Mr Davies served for 35 years in the House of Commons, after being elected in 1970 and retiring in 2005.
He was also a minister in the Treasury under James Callaghan’s Labour government in the 1970s.
Originally from Carmarthenshire, and with a degree in law, he was replaced as an MP by Nia Griffith, after she won in the election of 2005.
Ms Griffith said he was a “fine parliamentarian, combining his keen intellect with his great talent for speaking, and his command of the chamber in the House of Commons earned him the respect of MPs from all parties”.
“He served the Llanelli constituency with distinction and commitment for 35 years,” she said.
“On a personal level he was modest about his great ability and took time to engage in discussion with people.”
First Minister and Welsh Labour leader Carwyn Jones tweeted: “Denzil Davies’ passing is a tragic loss for Wales, Llanelli and the whole Labour movement.
“A man of principle and intelligence, he will be remembered fondly by all whose lives he touched.”
Ann Clwyd MP for Cynon Valley said Mr Davies was “a quiet man of special ability” and Ynys Môn MP Albert Owen said he had been “at home in the commons chamber.”
BBC broadcaster Huw Edwards called Mr Davies a “good friend over many years” whose “towering intellect and forensic legal ability terrified opponents”.
“He never served in a Labour cabinet while far less able people did,” he said.
“He was a true Welsh patriot and a true friend of Llanelli.”
Paying tribute to Mr Davies on his Welsh language blog, BBC Welsh affairs editor Vaughan Roderick said his parliamentary career had initially been brilliant.

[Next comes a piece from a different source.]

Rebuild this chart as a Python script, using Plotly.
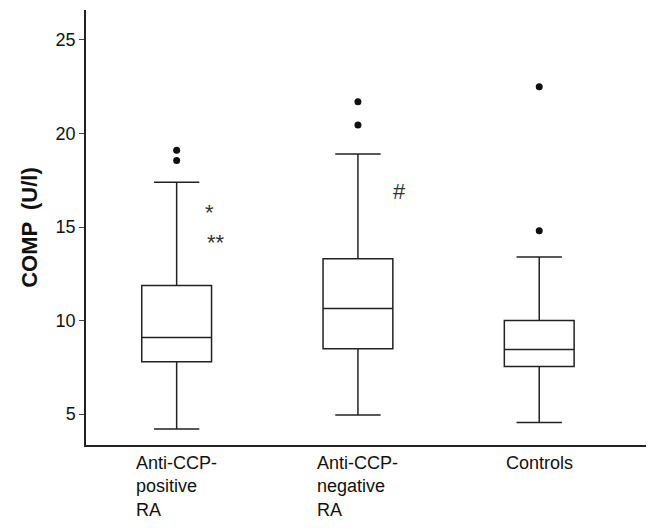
import plotly.graph_objects as go

groups = ["Anti-CCP-<br>positive<br>RA", "Anti-CCP-<br>negative<br>RA", "Controls"]
keys = ["pos", "neg", "ctl"]
lower = [4.2, 4.95, 4.55]
q1 = [7.8, 8.5, 7.55]
median = [9.1, 10.64, 8.45]
q3 = [11.87, 13.3, 10.0]
upper = [17.4, 18.9, 13.4]
outlier_x = ["pos", "pos", "neg", "neg", "ctl", "ctl"]
outlier_y = [19.1, 18.55, 21.7, 20.45, 22.5, 14.8]
marks = [("pos", "*", 33, 15.8), ("pos", "**", 39, 14.2), ("neg", "#", 42, 16.9)]

fig = go.Figure()
fig.add_trace(go.Box(
    x=keys, q1=q1, median=median, q3=q3, lowerfence=lower, upperfence=upper,
    fillcolor="white", line=dict(color="#222", width=1.5),
    whiskerwidth=0.65, boxpoints=False, showlegend=False,
))
fig.add_trace(go.Scatter(
    x=outlier_x, y=outlier_y, mode="markers",
    marker=dict(color="#111", size=7), showlegend=False,
))
for k, t, dx, y in marks:
    fig.add_annotation(x=k, y=y, text=t, showarrow=False, xshift=dx,
                       font=dict(size=22, color="#333"))
for k, g in zip(keys, groups):
    fig.add_annotation(x=k, y=0, yref="paper", text=g, showarrow=False, align="left",
                       yanchor="top", yshift=-6, font=dict(size=18, color="#111"))

fig.update_layout(
    width=654, height=528, margin=dict(l=78, r=14, t=2, b=91),
    plot_bgcolor="white", paper_bgcolor="white",
    font=dict(family="Liberation Sans, Arial, sans-serif", size=18, color="#111"),
    boxgap=0.45,
    xaxis=dict(showticklabels=False, showline=True, linecolor="#222", linewidth=1.5,
               showgrid=False, ticks="", range=[-0.5, 2.6], automargin=False),
    yaxis=dict(range=[3.35, 26.6], tickvals=[5, 10, 15, 20, 25], ticks="outside",
               ticklen=5, showline=True, linecolor="#222", linewidth=1.5,
               showgrid=False, zeroline=False, automargin=False,
               title=dict(text="<b>COMP  (U/l)</b>", standoff=12)),
)
fig.write_html("out.html")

He wrote: “He was a Treasury minister in the government of Jim Callaghan and he would certainly have reached the cabinet had the long winter of Thatcherism not frozen Labour out of Downing Street.
“Denzil was one of those politicians who would have flourished in government, but found the opposition benches rather than a boring place to be with not enough to attract his interest or fire his imagination.
“That boredom, apparently, was partly responsible for the most curious event in his career, his late evening telephone call to Chris Moncrieff, the political editor of the Press Association at the time, announcing he had resigned from the shadow cabinet as Neil Kinnock turned like a wind cock about nuclear disarmament.
“Some of Denzil’s political enemies set off a rumour that he didn’t even remember making the call the next day. Denzil denied that at that time and ever since. I believe it.
“But he did not come back from that and Denzil did not get the place he deserved in Tony Blair’s government.”